Que la guerra fue cruel, es un hecho indiscutible. A mi tío Sadí, joven científico, lo fusilaron los franquistas por el delito de ser socialista. A mi abuelo, de vacaciones en Palma de Mallorca, lo metieron a la cárcel a pesar de sus ochenta y tantos años de edad, y salió un año después gracias al canje que tramitó mi padre en virtud del cual la República dejó en libertad a Pilar Primo de Rivera, y los abuelos pudieron trasladarse a Valencia. Mi tío Eliseo de Buen fue detenido y pasó toda la guerra en la cárcel. A mi tío Fernando Lozano, que había sido masón, lo encarcelaron al terminar la guerra y murió en la cárcel.

Y no se me pueden olvidar los feroces bombardeos de la aviación alemana sobre Barcelona en los años 1937 y 1938, que nos tocaron muy de cerca.
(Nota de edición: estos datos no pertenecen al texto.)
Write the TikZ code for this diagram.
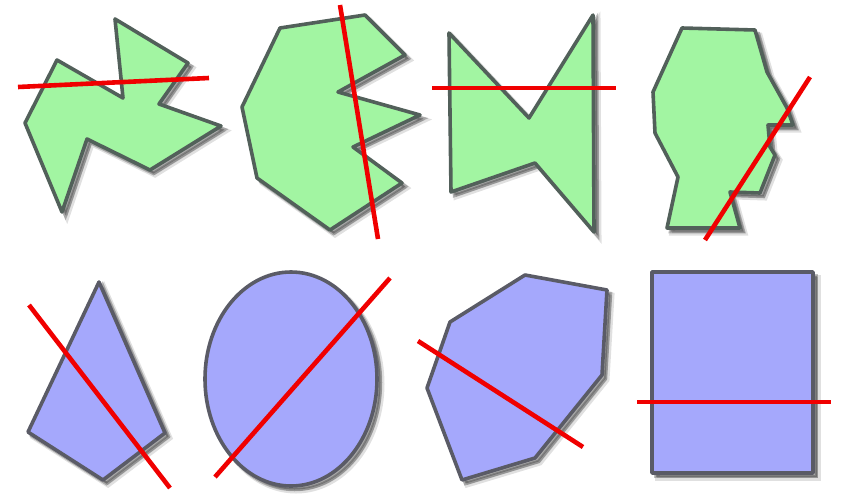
\documentclass[tikz,border=0pt]{standalone}
\definecolor{gfill}{HTML}{A2F5A2}
\definecolor{gline}{HTML}{52605A}
\definecolor{bfill}{HTML}{A5A8FC}
\definecolor{bline}{HTML}{5A5B66}
\definecolor{cut}{HTML}{F00000}
\tikzset{
  shad/.style={preaction={draw=black, fill=black, line width=5pt, opacity=0.12, transform canvas={shift={(5pt,-5pt)}}},
               preaction={draw=black, fill=black, line width=3.5pt, opacity=0.25, transform canvas={shift={(3.5pt,-3.5pt)}}}},
  gpoly/.style={shad, fill=gfill, draw=gline, line width=3.6pt, line join=round},
  bpoly/.style={shad, fill=bfill, draw=bline, line width=3.6pt, line join=round},
  cutline/.style={draw=cut, line width=4.6pt}
}
\begin{document}
\begin{tikzpicture}[x={(1pt,0)}, y={(0,-1pt)}]
\useasboundingbox (0,0) rectangle (843,493);
% panel 1
\draw[gpoly] (57,60) -- (123,98) -- (115,19) -- (188,63) -- (159,104) -- (221,126) -- (150,170) -- (87,139) -- (62,212) -- (25,123) -- cycle;
\draw[cutline] (18,87) -- (209,78);
% panel 2
\draw[gpoly] (280,28) -- (365,15) -- (405,55) -- (338,92) -- (420,115) -- (353,147) -- (402,183) -- (330,230) -- (257,178) -- (242,107) -- cycle;
\draw[cutline] (340,5) -- (378,239);
% panel 3
\draw[gpoly] (449,33) -- (529,118) -- (593,15) -- (594,232) -- (535,163) -- (451,192) -- cycle;
\draw[cutline] (432,88) -- (616,88);
% panel 4
\draw[gpoly] (682,28) -- (755,30) -- (767,72) -- (787,108) -- (793,125) -- (768,125) -- (770,147) -- (775,155) -- (760,193) -- (730,192) -- (740,228) -- (667,228) -- (678,177) -- (655,133) -- (653,92) -- cycle;
\draw[cutline] (810,77) -- (705,240);
% panel 5
\draw[bpoly] (99,282) -- (165,433) -- (103,480) -- (28,432) -- cycle;
\draw[cutline] (29,305) -- (170,488);
% panel 6
\draw[bpoly] (291,379) ellipse [x radius=86, y radius=107];
\draw[cutline] (215,477) -- (390,278);
% panel 7
\draw[bpoly] (525,275) -- (607,290) -- (602,375) -- (535,458) -- (462,480) -- (427,388) -- (450,322) -- cycle;
\draw[cutline] (418,341) -- (583,447);
% panel 8
\draw[bpoly] (652,272) rectangle (813,473);
\draw[cutline] (637,402) -- (831,402);
\end{tikzpicture}
\end{document}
Una bomba calló sobre el edificio de enfrente, en la calle de Caspe, en que vivíamos.

A Garzón lo conocí en México con motivo de una conferencia a la que fui invitado. Nos identificamos de inmediato y me causó una gran simpatía.

Su destino inmediato me preocupa. Se dice que lo pueden privar del ejercicio de su profesión de juez. Espero que no sea así. Ya es hora de que España recupere en plenitud la democracia. Temo que Rajoy no sea la mejor garantía para ello.